From a standpoint of pure technological ingenuity, the most memorable section of yesterday’s keynote at Google’s I/O conference was the unveiling of Duplex, an AI service that can place phone calls and converse with a human on the other end. Starting this summer, Google plans to use it to let its Google Assistant handle mundane tasks such as making a haircut appointment or inquiring about a business’s holiday hours. Judging from the two real calls replayed on the I/O stage, it could be one of the most eerily human feats a computer has ever accomplished.
The recordings gave no evidence that the small-business employees on the other end of the line caught wise to the fact they were conversing with a machine. I probably wouldn’t have either. And once I was done being dazzled, I began to wonder: Will Duplex begin its calls by disclosing that it’s a computer-generated service? If it doesn’t, it seems to me, the whole useful idea takes on an unfortunate tinge of trickery.
Google’s blog post on Duplex explains how its creators made the technology sound so natural, including the fact that it inserts “hmms” and “uh”s into its synthesized speech. But it doesn’t answer the question of disclosure. So I emailed a Google representative, who repeated a portion of the blog post:
It’s important to us that users and businesses have a good experience with this service, and transparency is a key part of that. We want to be clear about the intent of the call so businesses understand the context. We’ll be experimenting with the right approach over the coming months.
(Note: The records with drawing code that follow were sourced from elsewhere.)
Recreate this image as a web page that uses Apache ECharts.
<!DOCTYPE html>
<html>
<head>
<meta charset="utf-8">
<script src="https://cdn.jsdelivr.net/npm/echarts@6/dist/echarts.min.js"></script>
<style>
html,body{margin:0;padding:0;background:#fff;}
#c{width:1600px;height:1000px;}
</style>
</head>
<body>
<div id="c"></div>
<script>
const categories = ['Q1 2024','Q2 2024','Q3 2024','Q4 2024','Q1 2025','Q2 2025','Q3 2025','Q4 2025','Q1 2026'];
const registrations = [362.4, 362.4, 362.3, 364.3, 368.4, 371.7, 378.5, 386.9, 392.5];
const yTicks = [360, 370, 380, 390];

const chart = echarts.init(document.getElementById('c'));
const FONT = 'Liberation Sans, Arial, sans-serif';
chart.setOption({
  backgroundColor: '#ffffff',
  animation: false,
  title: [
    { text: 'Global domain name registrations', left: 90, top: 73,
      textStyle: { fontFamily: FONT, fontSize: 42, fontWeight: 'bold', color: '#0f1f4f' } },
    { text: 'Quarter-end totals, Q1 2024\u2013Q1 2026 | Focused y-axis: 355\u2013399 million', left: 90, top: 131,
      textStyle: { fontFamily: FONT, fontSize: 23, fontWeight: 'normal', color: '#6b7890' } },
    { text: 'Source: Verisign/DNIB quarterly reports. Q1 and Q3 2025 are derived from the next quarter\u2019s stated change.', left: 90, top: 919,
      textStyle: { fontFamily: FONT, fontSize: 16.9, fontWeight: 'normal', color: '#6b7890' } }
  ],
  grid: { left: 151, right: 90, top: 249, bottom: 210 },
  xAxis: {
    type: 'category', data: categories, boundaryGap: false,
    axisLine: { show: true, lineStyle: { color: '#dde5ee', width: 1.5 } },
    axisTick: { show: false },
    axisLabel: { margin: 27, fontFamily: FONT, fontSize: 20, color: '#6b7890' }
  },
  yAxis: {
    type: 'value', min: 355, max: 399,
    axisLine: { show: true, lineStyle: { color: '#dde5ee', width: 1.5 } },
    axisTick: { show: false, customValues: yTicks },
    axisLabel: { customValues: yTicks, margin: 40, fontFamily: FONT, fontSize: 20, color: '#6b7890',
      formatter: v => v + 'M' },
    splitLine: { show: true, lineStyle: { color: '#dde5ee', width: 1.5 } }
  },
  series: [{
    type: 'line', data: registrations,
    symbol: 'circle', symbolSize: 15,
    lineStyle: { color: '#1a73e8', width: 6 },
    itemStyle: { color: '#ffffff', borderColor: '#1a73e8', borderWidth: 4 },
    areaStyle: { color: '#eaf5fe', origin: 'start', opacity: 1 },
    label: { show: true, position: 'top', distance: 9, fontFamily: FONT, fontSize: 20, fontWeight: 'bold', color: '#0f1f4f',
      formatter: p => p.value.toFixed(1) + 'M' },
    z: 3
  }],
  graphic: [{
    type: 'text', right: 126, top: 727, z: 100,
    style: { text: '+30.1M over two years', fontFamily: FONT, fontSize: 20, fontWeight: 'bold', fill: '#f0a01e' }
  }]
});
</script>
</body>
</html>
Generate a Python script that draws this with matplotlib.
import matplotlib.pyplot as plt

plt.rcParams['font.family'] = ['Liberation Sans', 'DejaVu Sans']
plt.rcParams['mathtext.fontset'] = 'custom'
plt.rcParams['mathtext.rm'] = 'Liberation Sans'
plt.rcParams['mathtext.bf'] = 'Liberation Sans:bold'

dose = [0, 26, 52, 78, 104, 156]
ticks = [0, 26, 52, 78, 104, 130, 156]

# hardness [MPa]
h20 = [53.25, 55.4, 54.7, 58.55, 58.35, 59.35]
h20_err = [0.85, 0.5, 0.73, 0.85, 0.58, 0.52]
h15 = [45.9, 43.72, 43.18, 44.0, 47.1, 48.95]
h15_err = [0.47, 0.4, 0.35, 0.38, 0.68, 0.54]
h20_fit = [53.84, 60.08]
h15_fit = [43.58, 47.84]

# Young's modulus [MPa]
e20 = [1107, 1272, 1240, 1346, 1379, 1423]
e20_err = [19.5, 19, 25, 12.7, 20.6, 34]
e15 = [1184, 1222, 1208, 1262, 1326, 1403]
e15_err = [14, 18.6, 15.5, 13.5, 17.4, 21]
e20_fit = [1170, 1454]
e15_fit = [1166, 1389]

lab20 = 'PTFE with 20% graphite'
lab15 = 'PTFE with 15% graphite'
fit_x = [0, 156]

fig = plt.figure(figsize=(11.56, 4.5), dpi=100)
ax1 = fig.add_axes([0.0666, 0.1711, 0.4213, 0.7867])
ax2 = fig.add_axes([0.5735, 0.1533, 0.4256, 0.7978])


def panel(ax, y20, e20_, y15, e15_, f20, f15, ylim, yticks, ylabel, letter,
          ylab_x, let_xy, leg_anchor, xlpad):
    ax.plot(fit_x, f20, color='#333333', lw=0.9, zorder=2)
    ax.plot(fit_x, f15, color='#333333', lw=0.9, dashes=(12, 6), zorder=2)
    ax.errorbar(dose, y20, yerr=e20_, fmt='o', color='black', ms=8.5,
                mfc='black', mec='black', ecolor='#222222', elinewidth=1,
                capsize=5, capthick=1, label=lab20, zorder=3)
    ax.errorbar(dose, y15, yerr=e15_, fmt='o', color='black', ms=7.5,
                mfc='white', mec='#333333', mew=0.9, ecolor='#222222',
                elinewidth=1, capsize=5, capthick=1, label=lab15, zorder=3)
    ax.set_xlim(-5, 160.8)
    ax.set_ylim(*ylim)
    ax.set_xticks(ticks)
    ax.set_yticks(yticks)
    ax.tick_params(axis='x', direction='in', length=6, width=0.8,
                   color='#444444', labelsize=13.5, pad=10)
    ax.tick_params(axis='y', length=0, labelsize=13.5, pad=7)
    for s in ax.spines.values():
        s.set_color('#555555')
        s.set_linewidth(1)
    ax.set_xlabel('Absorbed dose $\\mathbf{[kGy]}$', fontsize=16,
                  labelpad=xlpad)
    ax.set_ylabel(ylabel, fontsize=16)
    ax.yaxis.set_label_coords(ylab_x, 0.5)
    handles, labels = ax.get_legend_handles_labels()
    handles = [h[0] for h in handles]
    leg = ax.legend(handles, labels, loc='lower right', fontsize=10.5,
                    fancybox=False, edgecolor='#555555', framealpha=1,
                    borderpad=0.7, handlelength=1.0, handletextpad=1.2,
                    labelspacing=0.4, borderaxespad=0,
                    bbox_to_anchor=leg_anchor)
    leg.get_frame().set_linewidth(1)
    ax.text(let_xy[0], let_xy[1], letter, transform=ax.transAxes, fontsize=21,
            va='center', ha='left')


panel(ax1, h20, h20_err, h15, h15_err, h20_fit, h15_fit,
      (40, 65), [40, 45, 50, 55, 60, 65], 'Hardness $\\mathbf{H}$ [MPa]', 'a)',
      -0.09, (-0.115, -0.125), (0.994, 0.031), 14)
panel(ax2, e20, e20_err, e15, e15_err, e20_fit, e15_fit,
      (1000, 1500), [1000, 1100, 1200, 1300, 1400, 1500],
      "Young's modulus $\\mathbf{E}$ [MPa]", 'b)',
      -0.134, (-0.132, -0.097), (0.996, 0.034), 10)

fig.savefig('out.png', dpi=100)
When I asked for clarification about whether that meant Duplex will definitely identify itself as a bot, the rep repeated the last sentence of that statement. That falls short of an unequivocal “yes,” which strikes me as the only acceptable answer.
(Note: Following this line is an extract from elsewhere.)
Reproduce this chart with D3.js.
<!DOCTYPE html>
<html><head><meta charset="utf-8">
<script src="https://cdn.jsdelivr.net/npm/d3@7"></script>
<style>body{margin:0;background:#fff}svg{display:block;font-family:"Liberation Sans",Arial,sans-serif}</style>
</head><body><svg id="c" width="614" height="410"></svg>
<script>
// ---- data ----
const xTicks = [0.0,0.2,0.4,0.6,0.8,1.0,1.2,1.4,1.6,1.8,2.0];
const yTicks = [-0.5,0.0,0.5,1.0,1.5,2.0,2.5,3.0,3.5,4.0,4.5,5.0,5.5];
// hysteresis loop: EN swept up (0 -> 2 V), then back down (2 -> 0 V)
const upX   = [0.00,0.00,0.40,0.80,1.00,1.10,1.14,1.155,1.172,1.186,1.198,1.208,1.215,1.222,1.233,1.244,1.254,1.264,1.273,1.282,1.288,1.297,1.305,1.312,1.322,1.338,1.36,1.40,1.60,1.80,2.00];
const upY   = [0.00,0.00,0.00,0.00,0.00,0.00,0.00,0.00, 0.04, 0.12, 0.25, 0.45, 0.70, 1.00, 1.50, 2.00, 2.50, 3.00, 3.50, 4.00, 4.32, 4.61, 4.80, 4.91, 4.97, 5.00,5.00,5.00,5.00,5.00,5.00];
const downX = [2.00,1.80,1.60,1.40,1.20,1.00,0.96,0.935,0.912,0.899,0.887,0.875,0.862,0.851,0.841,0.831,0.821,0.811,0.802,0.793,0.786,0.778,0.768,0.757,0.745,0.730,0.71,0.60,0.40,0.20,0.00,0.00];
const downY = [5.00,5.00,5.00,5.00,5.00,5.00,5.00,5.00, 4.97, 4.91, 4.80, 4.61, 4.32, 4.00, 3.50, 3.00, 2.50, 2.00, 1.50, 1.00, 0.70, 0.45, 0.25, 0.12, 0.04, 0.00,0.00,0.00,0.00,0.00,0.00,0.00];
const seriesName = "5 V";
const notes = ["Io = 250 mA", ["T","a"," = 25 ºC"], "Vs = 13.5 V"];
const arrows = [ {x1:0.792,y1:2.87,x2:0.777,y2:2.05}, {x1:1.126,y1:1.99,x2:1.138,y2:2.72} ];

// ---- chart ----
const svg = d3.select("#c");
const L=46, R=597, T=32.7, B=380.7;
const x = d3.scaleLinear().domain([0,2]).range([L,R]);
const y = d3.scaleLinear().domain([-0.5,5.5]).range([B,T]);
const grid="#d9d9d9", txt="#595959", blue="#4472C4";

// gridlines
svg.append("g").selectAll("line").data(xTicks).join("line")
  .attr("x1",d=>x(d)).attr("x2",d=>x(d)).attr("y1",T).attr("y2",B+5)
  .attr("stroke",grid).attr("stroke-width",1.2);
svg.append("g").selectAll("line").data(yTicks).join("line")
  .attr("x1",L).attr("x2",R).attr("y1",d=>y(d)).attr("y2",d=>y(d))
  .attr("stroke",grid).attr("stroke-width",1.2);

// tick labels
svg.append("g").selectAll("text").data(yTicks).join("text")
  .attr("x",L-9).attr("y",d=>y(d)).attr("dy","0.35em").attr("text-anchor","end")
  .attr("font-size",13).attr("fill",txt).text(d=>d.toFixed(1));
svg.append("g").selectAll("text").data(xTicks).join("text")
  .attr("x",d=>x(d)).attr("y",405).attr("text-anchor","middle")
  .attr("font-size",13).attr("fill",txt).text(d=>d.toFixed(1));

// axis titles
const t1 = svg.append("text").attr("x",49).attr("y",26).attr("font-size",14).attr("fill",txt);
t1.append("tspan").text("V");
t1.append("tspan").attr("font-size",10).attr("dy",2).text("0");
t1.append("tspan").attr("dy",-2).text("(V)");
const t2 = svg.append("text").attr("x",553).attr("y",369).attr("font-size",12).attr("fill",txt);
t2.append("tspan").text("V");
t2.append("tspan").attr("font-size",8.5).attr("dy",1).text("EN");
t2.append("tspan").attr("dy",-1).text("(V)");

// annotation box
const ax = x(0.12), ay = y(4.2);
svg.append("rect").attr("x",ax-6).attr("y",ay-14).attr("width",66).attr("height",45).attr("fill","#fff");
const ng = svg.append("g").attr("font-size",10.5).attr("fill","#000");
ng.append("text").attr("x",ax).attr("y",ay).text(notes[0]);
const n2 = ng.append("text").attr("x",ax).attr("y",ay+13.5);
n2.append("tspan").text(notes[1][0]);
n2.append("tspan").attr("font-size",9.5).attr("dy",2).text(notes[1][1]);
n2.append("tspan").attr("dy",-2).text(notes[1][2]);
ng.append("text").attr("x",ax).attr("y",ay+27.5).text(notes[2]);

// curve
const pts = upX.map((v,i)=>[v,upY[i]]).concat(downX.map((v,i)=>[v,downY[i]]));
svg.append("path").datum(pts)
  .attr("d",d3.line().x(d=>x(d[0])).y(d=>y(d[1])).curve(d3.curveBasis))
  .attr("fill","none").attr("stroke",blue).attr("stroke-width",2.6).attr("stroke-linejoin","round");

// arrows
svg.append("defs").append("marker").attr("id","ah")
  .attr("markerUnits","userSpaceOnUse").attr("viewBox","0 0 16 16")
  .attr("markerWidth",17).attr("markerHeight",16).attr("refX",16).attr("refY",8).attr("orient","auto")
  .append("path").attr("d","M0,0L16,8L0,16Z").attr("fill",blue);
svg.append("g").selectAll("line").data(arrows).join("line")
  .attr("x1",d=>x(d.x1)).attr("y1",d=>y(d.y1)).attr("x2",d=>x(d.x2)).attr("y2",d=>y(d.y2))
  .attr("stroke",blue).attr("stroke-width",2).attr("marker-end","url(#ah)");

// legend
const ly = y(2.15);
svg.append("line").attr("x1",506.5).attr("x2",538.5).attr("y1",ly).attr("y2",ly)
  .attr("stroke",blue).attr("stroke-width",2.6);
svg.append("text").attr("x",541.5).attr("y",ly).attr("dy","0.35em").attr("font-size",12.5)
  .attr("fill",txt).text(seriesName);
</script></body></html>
At the start of the I/O keynote, Google CEO Sundar Pichai expressed an obligatory self-aware sentiment about the company’s new technologies and their impact on society. “We know the path ahead needs to be navigated carefully and deliberately,” he said. “And we feel a deep sense of responsibility to get this right.” That’s the proper attitude—and Duplex’s launch will provide an opportunity to show Google takes its responsibility seriously.